── Dataset excerpt

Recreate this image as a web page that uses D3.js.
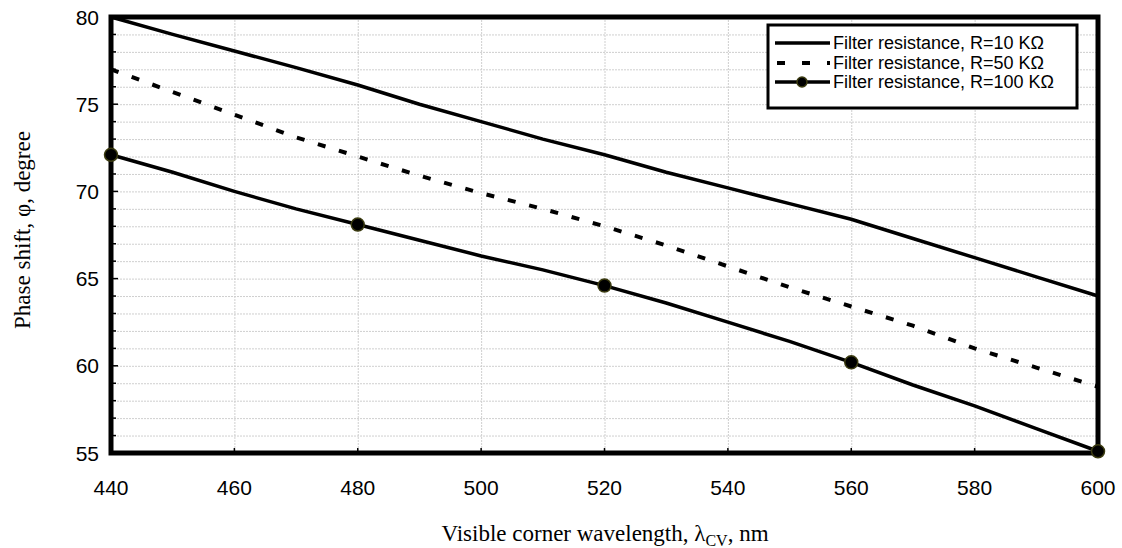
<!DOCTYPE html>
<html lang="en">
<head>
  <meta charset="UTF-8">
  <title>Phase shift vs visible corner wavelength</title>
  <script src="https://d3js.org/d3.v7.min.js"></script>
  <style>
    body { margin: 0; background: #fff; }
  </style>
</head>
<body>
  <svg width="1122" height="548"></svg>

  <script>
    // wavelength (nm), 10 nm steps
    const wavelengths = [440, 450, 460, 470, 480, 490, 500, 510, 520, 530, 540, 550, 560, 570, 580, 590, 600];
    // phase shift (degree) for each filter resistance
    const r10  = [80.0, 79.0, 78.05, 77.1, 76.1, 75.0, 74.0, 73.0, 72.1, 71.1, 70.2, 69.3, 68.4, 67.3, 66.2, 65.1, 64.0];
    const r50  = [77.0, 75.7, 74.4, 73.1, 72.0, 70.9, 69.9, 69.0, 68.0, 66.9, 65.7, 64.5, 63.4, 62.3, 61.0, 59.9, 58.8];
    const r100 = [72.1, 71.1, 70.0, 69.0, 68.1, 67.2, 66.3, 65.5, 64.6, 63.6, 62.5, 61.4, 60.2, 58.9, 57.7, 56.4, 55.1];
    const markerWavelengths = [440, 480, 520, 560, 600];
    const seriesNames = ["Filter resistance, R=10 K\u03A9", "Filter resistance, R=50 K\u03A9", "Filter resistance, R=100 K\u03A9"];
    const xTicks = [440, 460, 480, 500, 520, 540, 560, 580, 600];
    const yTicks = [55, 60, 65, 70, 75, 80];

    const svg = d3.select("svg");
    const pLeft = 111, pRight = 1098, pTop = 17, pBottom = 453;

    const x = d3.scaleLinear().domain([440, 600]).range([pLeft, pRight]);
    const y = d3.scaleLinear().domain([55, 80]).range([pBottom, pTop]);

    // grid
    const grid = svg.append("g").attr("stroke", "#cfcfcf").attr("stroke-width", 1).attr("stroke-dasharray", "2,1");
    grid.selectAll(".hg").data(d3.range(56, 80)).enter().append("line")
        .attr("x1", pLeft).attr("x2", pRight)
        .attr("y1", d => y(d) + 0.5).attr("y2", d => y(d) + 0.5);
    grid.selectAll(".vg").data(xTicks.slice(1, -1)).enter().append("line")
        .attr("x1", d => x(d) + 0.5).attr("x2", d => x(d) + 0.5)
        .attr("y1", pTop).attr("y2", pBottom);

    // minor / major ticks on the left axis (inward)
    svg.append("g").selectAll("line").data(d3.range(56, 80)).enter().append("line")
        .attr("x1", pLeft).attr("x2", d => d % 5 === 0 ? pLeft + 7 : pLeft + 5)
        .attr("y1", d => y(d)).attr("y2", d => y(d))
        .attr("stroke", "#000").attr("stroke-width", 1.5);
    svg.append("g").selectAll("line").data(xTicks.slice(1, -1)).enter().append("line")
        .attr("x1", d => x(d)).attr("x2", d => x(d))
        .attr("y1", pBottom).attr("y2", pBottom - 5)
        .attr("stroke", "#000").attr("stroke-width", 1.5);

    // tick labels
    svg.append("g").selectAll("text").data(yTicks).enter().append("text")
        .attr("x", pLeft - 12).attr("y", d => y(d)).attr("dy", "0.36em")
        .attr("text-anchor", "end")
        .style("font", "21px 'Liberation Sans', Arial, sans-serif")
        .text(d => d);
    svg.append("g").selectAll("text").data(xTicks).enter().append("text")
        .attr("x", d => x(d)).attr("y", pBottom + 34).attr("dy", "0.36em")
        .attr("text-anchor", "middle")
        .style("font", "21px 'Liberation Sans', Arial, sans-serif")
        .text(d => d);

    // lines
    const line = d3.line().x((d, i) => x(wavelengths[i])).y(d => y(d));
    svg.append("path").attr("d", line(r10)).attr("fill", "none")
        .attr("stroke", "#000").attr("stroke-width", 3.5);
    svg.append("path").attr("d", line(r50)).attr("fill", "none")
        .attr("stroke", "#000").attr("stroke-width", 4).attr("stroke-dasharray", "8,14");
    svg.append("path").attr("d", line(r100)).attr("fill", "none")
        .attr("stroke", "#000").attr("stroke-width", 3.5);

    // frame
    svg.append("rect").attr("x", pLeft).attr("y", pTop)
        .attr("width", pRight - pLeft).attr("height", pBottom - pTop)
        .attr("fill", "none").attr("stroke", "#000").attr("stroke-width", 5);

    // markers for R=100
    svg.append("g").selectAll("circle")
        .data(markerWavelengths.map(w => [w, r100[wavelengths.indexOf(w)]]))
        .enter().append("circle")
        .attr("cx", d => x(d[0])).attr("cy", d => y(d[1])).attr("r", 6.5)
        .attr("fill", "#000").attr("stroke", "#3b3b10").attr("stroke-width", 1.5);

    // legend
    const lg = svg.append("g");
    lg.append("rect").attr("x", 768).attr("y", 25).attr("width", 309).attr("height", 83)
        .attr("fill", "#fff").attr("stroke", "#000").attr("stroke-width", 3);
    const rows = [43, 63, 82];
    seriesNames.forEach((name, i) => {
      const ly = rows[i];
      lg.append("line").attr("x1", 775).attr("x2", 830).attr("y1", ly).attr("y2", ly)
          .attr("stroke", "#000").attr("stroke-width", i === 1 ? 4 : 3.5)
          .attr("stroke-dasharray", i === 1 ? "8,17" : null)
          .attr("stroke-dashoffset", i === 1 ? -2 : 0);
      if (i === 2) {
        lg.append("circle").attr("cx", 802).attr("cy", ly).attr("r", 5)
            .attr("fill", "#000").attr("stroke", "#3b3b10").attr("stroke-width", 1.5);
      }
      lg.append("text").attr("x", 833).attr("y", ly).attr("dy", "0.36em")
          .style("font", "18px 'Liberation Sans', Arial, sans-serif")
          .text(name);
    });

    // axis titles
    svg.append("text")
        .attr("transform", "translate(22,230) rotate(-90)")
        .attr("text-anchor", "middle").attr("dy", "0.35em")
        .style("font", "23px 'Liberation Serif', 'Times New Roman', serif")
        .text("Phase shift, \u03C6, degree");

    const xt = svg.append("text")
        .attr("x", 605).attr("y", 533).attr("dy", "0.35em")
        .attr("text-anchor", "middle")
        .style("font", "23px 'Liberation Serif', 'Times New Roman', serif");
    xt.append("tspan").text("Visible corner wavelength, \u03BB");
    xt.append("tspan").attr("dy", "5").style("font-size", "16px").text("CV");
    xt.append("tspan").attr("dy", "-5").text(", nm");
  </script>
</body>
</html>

────

=== What needs to be done ===
Take the listing and print it again exactly, but without any pictures.

=== Worked answer ===
Recreate this image as a web page that uses D3.js.
<!DOCTYPE html>
<html lang="en">
<head>
  <meta charset="UTF-8">
  <title>Phase shift vs visible corner wavelength</title>
  <script src="https://d3js.org/d3.v7.min.js"></script>
  <style>
    body { margin: 0; background: #fff; }
  </style>
</head>
<body>
  <svg width="1122" height="548"></svg>

  <script>
    // wavelength (nm), 10 nm steps
    const wavelengths = [440, 450, 460, 470, 480, 490, 500, 510, 520, 530, 540, 550, 560, 570, 580, 590, 600];
    // phase shift (degree) for each filter resistance
    const r10  = [80.0, 79.0, 78.05, 77.1, 76.1, 75.0, 74.0, 73.0, 72.1, 71.1, 70.2, 69.3, 68.4, 67.3, 66.2, 65.1, 64.0];
    const r50  = [77.0, 75.7, 74.4, 73.1, 72.0, 70.9, 69.9, 69.0, 68.0, 66.9, 65.7, 64.5, 63.4, 62.3, 61.0, 59.9, 58.8];
    const r100 = [72.1, 71.1, 70.0, 69.0, 68.1, 67.2, 66.3, 65.5, 64.6, 63.6, 62.5, 61.4, 60.2, 58.9, 57.7, 56.4, 55.1];
    const markerWavelengths = [440, 480, 520, 560, 600];
    const seriesNames = ["Filter resistance, R=10 K\u03A9", "Filter resistance, R=50 K\u03A9", "Filter resistance, R=100 K\u03A9"];
    const xTicks = [440, 460, 480, 500, 520, 540, 560, 580, 600];
    const yTicks = [55, 60, 65, 70, 75, 80];

    const svg = d3.select("svg");
    const pLeft = 111, pRight = 1098, pTop = 17, pBottom = 453;

    const x = d3.scaleLinear().domain([440, 600]).range([pLeft, pRight]);
    const y = d3.scaleLinear().domain([55, 80]).range([pBottom, pTop]);

    // grid
    const grid = svg.append("g").attr("stroke", "#cfcfcf").attr("stroke-width", 1).attr("stroke-dasharray", "2,1");
    grid.selectAll(".hg").data(d3.range(56, 80)).enter().append("line")
        .attr("x1", pLeft).attr("x2", pRight)
        .attr("y1", d => y(d) + 0.5).attr("y2", d => y(d) + 0.5);
    grid.selectAll(".vg").data(xTicks.slice(1, -1)).enter().append("line")
        .attr("x1", d => x(d) + 0.5).attr("x2", d => x(d) + 0.5)
        .attr("y1", pTop).attr("y2", pBottom);

    // minor / major ticks on the left axis (inward)
    svg.append("g").selectAll("line").data(d3.range(56, 80)).enter().append("line")
        .attr("x1", pLeft).attr("x2", d => d % 5 === 0 ? pLeft + 7 : pLeft + 5)
        .attr("y1", d => y(d)).attr("y2", d => y(d))
        .attr("stroke", "#000").attr("stroke-width", 1.5);
    svg.append("g").selectAll("line").data(xTicks.slice(1, -1)).enter().append("line")
        .attr("x1", d => x(d)).attr("x2", d => x(d))
        .attr("y1", pBottom).attr("y2", pBottom - 5)
        .attr("stroke", "#000").attr("stroke-width", 1.5);

    // tick labels
    svg.append("g").selectAll("text").data(yTicks).enter().append("text")
        .attr("x", pLeft - 12).attr("y", d => y(d)).attr("dy", "0.36em")
        .attr("text-anchor", "end")
        .style("font", "21px 'Liberation Sans', Arial, sans-serif")
        .text(d => d);
    svg.append("g").selectAll("text").data(xTicks).enter().append("text")
        .attr("x", d => x(d)).attr("y", pBottom + 34).attr("dy", "0.36em")
        .attr("text-anchor", "middle")
        .style("font", "21px 'Liberation Sans', Arial, sans-serif")
        .text(d => d);

    // lines
    const line = d3.line().x((d, i) => x(wavelengths[i])).y(d => y(d));
    svg.append("path").attr("d", line(r10)).attr("fill", "none")
        .attr("stroke", "#000").attr("stroke-width", 3.5);
    svg.append("path").attr("d", line(r50)).attr("fill", "none")
        .attr("stroke", "#000").attr("stroke-width", 4).attr("stroke-dasharray", "8,14");
    svg.append("path").attr("d", line(r100)).attr("fill", "none")
        .attr("stroke", "#000").attr("stroke-width", 3.5);

    // frame
    svg.append("rect").attr("x", pLeft).attr("y", pTop)
        .attr("width", pRight - pLeft).attr("height", pBottom - pTop)
        .attr("fill", "none").attr("stroke", "#000").attr("stroke-width", 5);

    // markers for R=100
    svg.append("g").selectAll("circle")
        .data(markerWavelengths.map(w => [w, r100[wavelengths.indexOf(w)]]))
        .enter().append("circle")
        .attr("cx", d => x(d[0])).attr("cy", d => y(d[1])).attr("r", 6.5)
        .attr("fill", "#000").attr("stroke", "#3b3b10").attr("stroke-width", 1.5);

    // legend
    const lg = svg.append("g");
    lg.append("rect").attr("x", 768).attr("y", 25).attr("width", 309).attr("height", 83)
        .attr("fill", "#fff").attr("stroke", "#000").attr("stroke-width", 3);
    const rows = [43, 63, 82];
    seriesNames.forEach((name, i) => {
      const ly = rows[i];
      lg.append("line").attr("x1", 775).attr("x2", 830).attr("y1", ly).attr("y2", ly)
          .attr("stroke", "#000").attr("stroke-width", i === 1 ? 4 : 3.5)
          .attr("stroke-dasharray", i === 1 ? "8,17" : null)
          .attr("stroke-dashoffset", i === 1 ? -2 : 0);
      if (i === 2) {
        lg.append("circle").attr("cx", 802).attr("cy", ly).attr("r", 5)
            .attr("fill", "#000").attr("stroke", "#3b3b10").attr("stroke-width", 1.5);
      }
      lg.append("text").attr("x", 833).attr("y", ly).attr("dy", "0.36em")
          .style("font", "18px 'Liberation Sans', Arial, sans-serif")
          .text(name);
    });

    // axis titles
    svg.append("text")
        .attr("transform", "translate(22,230) rotate(-90)")
        .attr("text-anchor", "middle").attr("dy", "0.35em")
        .style("font", "23px 'Liberation Serif', 'Times New Roman', serif")
        .text("Phase shift, \u03C6, degree");

    const xt = svg.append("text")
        .attr("x", 605).attr("y", 533).attr("dy", "0.35em")
        .attr("text-anchor", "middle")
        .style("font", "23px 'Liberation Serif', 'Times New Roman', serif");
    xt.append("tspan").text("Visible corner wavelength, \u03BB");
    xt.append("tspan").attr("dy", "5").style("font-size", "16px").text("CV");
    xt.append("tspan").attr("dy", "-5").text(", nm");
  </script>
</body>
</html>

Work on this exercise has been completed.